Exercise task |
Copy from the first line below down to and including the line with "const yMin = 0, yMax = 10, yInterval = 1;". Skip the pictures.

++++ Source excerpt

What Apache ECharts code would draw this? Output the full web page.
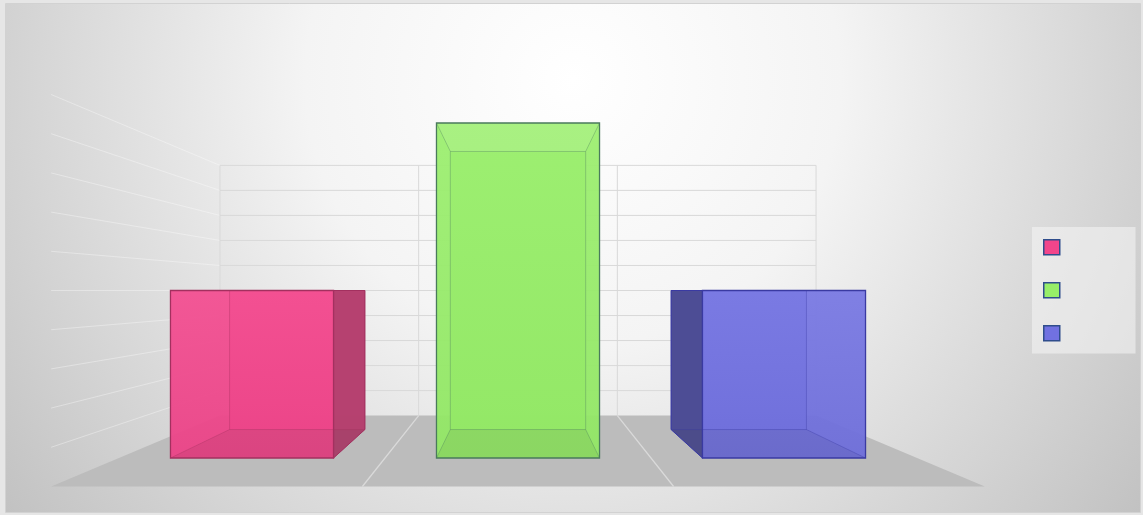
<!DOCTYPE html>
<html><head><meta charset="utf-8">
<script src="https://cdn.jsdelivr.net/npm/echarts@6.0.0/dist/echarts.min.js"></script>
<style>html,body{margin:0;padding:0;background:#e6e6e6}#c{width:1143px;height:515px}</style>
</head><body><div id="c"></div>
<script>
// ---- data ----
const categories = ['Category 1', 'Category 2', 'Category 3'];
const seriesNames = ['Series 1', 'Series 2', 'Series 3'];
const values = [5, 10, 5];
const yTicks = [0, 1, 2, 3, 4, 5, 6, 7, 8, 9, 10];
const yMin = 0, yMax = 10, yInterval = 1;

// ---- styles ----
const colors = ['#f2458b', '#97ee68', '#7171e1'];
const edgeColors = ['#a3305f', '#4a7a5c', '#3a3aa2'];
const sideColors = ['#b2406e', '#6aa84a', '#4b4b90'];

// camera / depth scales (relative to box front plane)
const BAR_RATIO = 0.613, BOX_FRONT = 1, BOX_BACK = 0.83, WALL = 0.747, FLOOR_FRONT = 1.17;

function hexToRgb(h){h=h.replace('#','');return [parseInt(h.substr(0,2),16),parseInt(h.substr(2,2),16),parseInt(h.substr(4,2),16)];}
function mix(h, target, t){const c=hexToRgb(h);return 'rgb('+c.map((v,i)=>Math.round(v+(target[i]-v)*t)).join(',')+')';}
const lighten=(h,t)=>mix(h,[255,255,255],t), darken=(h,t)=>mix(h,[0,0,0],t);

function camera(api){
  const bw = api.size([1,0])[0];
  const c0 = api.coord([0, yMin]);
  const left = c0[0] - bw/2;
  const right = left + bw*categories.length;
  const vp = [(left+right)/2, api.coord([0,(yMin+yMax)/2])[1]];
  const P = (x,y,s)=>[vp[0]+(x-vp[0])*s, vp[1]+(y-vp[1])*s];
  return {bw,left,right,y0:c0[1],vp,P};
}
function line(a,b,stroke,w,op){return {type:'line',shape:{x1:a[0],y1:a[1],x2:b[0],y2:b[1]},style:{stroke:stroke,lineWidth:w||1,opacity:op==null?1:op}};}
function poly(pts,fill,op,stroke,w){return {type:'polygon',shape:{points:pts},style:{fill:fill||'none',opacity:op==null?1:op,stroke:stroke||'none',lineWidth:w||0}};}

function renderScene(params, api){
  const {bw,left,right,y0,P} = camera(api);
  const yTop = api.coord([0,yMax])[1];
  const ch = [];
  ch.push(poly([P(left,y0,WALL),P(right,y0,WALL),P(right,y0,FLOOR_FRONT),P(left,y0,FLOOR_FRONT)],'#bcbcbc',1));
  for(let i=1;i<categories.length;i++){
    const x = left+bw*i;
    ch.push(line(P(x,y0,WALL),P(x,y0,FLOOR_FRONT),'#dadada',1.3));
  }
  yTicks.forEach(t=>{
    if(t===yMin) return;
    const y = api.coord([0,t])[1];
    ch.push(line(P(left,y,WALL),P(right,y,WALL),'#d9d9d9',1));
    ch.push(line(P(left,y,WALL),P(left,y,FLOOR_FRONT),'rgba(255,255,255,0.35)',1));
  });
  for(let i=0;i<=categories.length;i++){
    const x = left+bw*i;
    ch.push(line(P(x,yTop,WALL),P(x,y0,WALL),'#d9d9d9',1));
  }
  return {type:'group',children:ch};
}

function makeBox(k){
  return function(params, api){
    const {bw,vp,P} = camera(api);
    const ci = api.value(0), v = api.value(1);
    const b = api.coord([ci,yMin]), t = api.coord([ci,v]);
    const w = bw*BAR_RATIO;
    const x1=b[0]-w/2, x2=b[0]+w/2, yb=b[1], yt=t[1];
    const F={lt:P(x1,yt,BOX_FRONT),rt:P(x2,yt,BOX_FRONT),rb:P(x2,yb,BOX_FRONT),lb:P(x1,yb,BOX_FRONT)};
    const B={lt:P(x1,yt,BOX_BACK),rt:P(x2,yt,BOX_BACK),rb:P(x2,yb,BOX_BACK),lb:P(x1,yb,BOX_BACK)};
    const base=colors[k], edge=edgeColors[k], side=sideColors[k];
    const faces={left:[B.lt,F.lt,F.lb,B.lb],right:[F.rt,B.rt,B.rb,F.rb],top:[B.lt,B.rt,F.rt,F.lt],bottom:[F.lb,F.rb,B.rb,B.lb]};
    const outer={left:x1>vp[0],right:x2<vp[0],top:yt>vp[1]+0.5,bottom:yb<vp[1]-0.5};
    const ch=[];
    ch.push(poly([B.lt,B.rt,B.rb,B.lb],base,0.9));
    Object.keys(faces).forEach(f=>{ if(outer[f]) ch.push(poly(faces[f],side,0.95)); });
    ch.push(poly([F.lt,F.rt,F.rb,F.lb],{type:'linear',x:0,y:0,x2:0,y2:1,colorStops:[{offset:0,color:lighten(base,0.06)},{offset:1,color:darken(base,0.03)}]},0.95));
    if(!outer.bottom) ch.push(poly(faces.bottom,'rgba(0,0,0,0.06)',1));
    if(!outer.top) ch.push(poly(faces.top,'rgba(255,255,255,0.08)',1));
    // hidden edges
    [[B.lt,B.rt],[B.rt,B.rb],[B.rb,B.lb],[B.lb,B.lt],[B.lt,F.lt],[B.rt,F.rt],[B.rb,F.rb],[B.lb,F.lb]].forEach(e=>ch.push(line(e[0],e[1],edge,1,0.35)));
    Object.keys(faces).forEach(f=>{ if(outer[f]) ch.push(poly(faces[f],'none',1,edge,1)); });
    ch.push(poly([F.lt,F.rt,F.rb,F.lb],'none',1,edge,1.3));
    return {type:'group',children:ch};
  };
}

const series=[{type:'custom',name:'scene',z:1,data:[[0,0]],renderItem:renderScene,silent:true}];
seriesNames.forEach((n,k)=>{
  series.push({type:'custom',name:n,z:3,itemStyle:{color:colors[k]},data:[[k,values[k]]],renderItem:makeBox(k)});
});

const chart = echarts.init(document.getElementById('c'),null,{renderer:'canvas'});
chart.setOption({
  animation:false,
  graphic:[{type:'rect',left:5,top:3,silent:true,shape:{width:1135,height:509},
    style:{fill:{type:'radial',x:0.5,y:0.15,r:1.5,colorStops:[{offset:0,color:'#ffffff'},{offset:0.35,color:'#f4f4f4'},{offset:1,color:'#bcbcbc'}]},stroke:'#d2d2d2',lineWidth:1}}],
  grid:{left:119,right:226,top:123,bottom:57},
  xAxis:{type:'category',data:categories,show:false},
  yAxis:{type:'value',min:yMin,max:yMax,interval:yInterval,show:false,splitLine:{show:false}},
  legend:{data:seriesNames,orient:'vertical',left:1032,top:227,itemWidth:16,itemHeight:15,itemGap:26.5,
    padding:[12,75,12,11],backgroundColor:'rgba(246,246,246,0.55)',icon:'rect',selectedMode:false,
    formatter:function(){return '';},itemStyle:{borderColor:'#2f4d8c',borderWidth:1.5}},
  series:series
});
</script></body></html>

++++++++

Solution to this exercise |
What Apache ECharts code would draw this? Output the full web page.
<!DOCTYPE html>
<html><head><meta charset="utf-8">
<script src="https://cdn.jsdelivr.net/npm/echarts@6.0.0/dist/echarts.min.js"></script>
<style>html,body{margin:0;padding:0;background:#e6e6e6}#c{width:1143px;height:515px}</style>
</head><body><div id="c"></div>
<script>
// ---- data ----
const categories = ['Category 1', 'Category 2', 'Category 3'];
const seriesNames = ['Series 1', 'Series 2', 'Series 3'];
const values = [5, 10, 5];
const yTicks = [0, 1, 2, 3, 4, 5, 6, 7, 8, 9, 10];
const yMin = 0, yMax = 10, yInterval = 1;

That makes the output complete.